Il vocabolo mal’ak, però, come si diceva, a livello di base ha il valore di «messaggero». Si comprende allora come possa essere applicato anche ad alcune persone umane. È il caso dei profeti che annunciano la parola divina al popolo. Così, di Aggeo, che profetizza nel 520 a.C. agli Ebrei rimpatriati dall’esilio babilonese, si legge nel suo libro questa frase: «Aggeo, messaggero (mal’ak) del Signore, rivolto al popolo, disse per incarico del Signore: “Io sono con voi, oracolo del Signore”» (1,13). Anzi, c’è un profeta che si chiama (o forse è uno pseudonimo) Malachìa, in ebraico «messaggero del Signore».
È proprio nel suo scritto che si legge questo monito rivolto ai sacerdoti: «Le labbra del sacerdote devono custodire la scienza e dalla sua bocca si ricerca insegnamento, perché egli è messaggero (mal’ak) del Signore degli eserciti» (2,7). Anzi, il Salmista introduce un particolare messaggero presente nella natura: «Fai dei venti i tuoi messaggeri (mal’ak)» (Salmo 104,4). Si riconosce, così, che anche il cosmo contiene una rivelazione divina aperta a tutta l’umanità. Ma concludiamo ritornando agli angeli in senso stretto.

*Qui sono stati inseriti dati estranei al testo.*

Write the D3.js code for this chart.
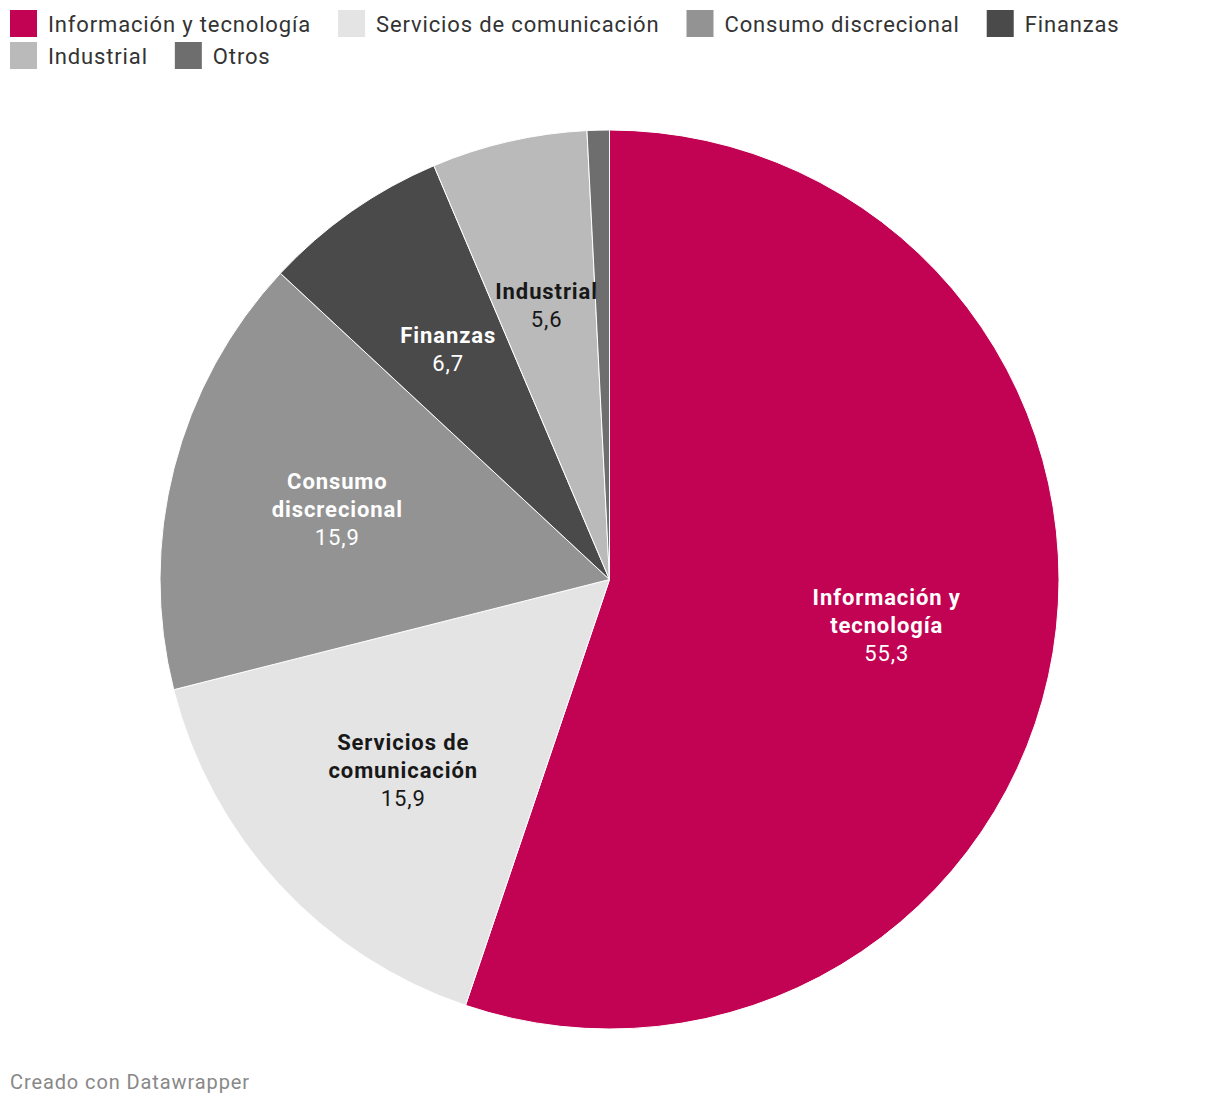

Il loro compito è, come si è detto, quello di essere i mediatori tra l’infinito di Dio e il finito dell’uomo e questa funzione la espletano anche per il Cristo. Come scriveva il famoso teologo Hans Urs von Balthasar (1905-1988), «gli angeli circondano l’intera vita di Gesù, appaiono nel presepe come splendore della discesa di Dio in mezzo a noi; riappaiono nella Risurrezione e nell’Ascensione come splendore della ascesa in Dio». La loro è ancora una volta la missione di mettersi vicini all’umanità per svelare il mistero della gloria divina presente in Cristo in un modo che non ci accechi come sarebbe con la luce divina diretta.